With the ‘little’ ones (LITTLE?!) lured by Stormzy’s bass vibrations to Mr Big Trump’s ‘lockdown palace’, the team go to face Mummy Spider. But she’s dying already, slowly suffocating under the weight of all that mutated growth. That doesn’t stop Mr Big Trump from charging at it with a gun.

“What is wrong with you people? What is wrong with this country? Why don’t you do what normal people do: Get a gun, shoot things like a civilized person?”

Even though I’m firmly anti-gun, when it comes to creepy-crawlies and disproportionate violence, I literally cannot judge. I once killed a centipede with a frying pan. Whilst doing a Xena-style battle cry. In my defence, that was a really inappropriate number of legs.

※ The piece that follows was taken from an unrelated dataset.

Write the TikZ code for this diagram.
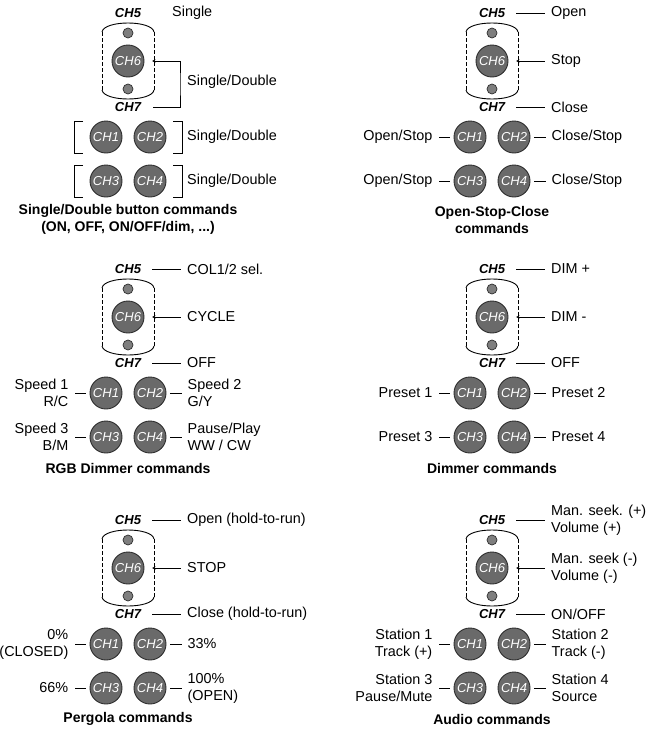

The (Mr) Big Spider Peril ends, the hotel is saved, and Mr Big Trump lives to ruin another day, preparing for his 2020 Presidential campaign. As Graham puts it, “God help us all”.

In between the horror, we saw some welcome developments in the team. Yaz has had more to do, and her family were fun. Ryan is this close to calling Graham granddad now, mark my words. And as for Graham: oh, precious Graham, bearing the burden of his grief, returning to the home he shared with Grace and seeing her ghost everywhere he looks… Then getting used as spider bait for comedy value. Then going back to a heartfelt monologue on grief, reminding us: “The thing about grief is it needs time”. You know who’s good with time? A Time Lord!

It seems strange to have the decision to travel with the Doctor falling 4 episodes in, but up until this point, the team has been caught up in the weirdness, and taking the scenic route home. Now they are choosing to stay, and it’s so touching. This wasn’t an invitation they couldn’t refuse; it was their idea. Haunted by the memories of the companions who never made it home, the Doctor warns that she can’t guarantee their safety — a far cry from Nine’s gleeful ‘yeah’ when Rose asked him if it was “always this dangerous”. It reminded me more of Donna’s determination to find Ten and travel with him. (But we all remember how that worked out…)

Name-dropping Shenanigans

Last week, the Doctor talked about Elvis Presley and Frank Sinatra; this week’s name-drop was Amelia Earhart. But the Doctor doesn’t know who Ed Sheeran is. (Please let this not be the start of another Anti-Ginger Conspiracy…)

Honourable Mentions: Quotation Edition

Doctor: “I eat danger for breakfast. (I don’t. I prefer cereal, or croissants.)”

Doctor: “I call people ‘dude’ now.”

Najia: “Do you have any idea how annoying it is when my husband’s right?”

Graham: “Run now, ask questions later.” Doctor Who in a nutshell.

And finally, thanks Jade, for pointing out that there are approximately 21 quadrillion spiders on the planet in total. Thanks. Excuse me for a moment.

via GIPHY

via GIPHY

P.S. If you sing the episode title to the tune of ‘Party In The USA’, it doesn’t quite scan, but it takes the edge off the horror. “Aaaaaaarrgggggh, it’s ‘Arachnids in the U-K.” You’re welcome.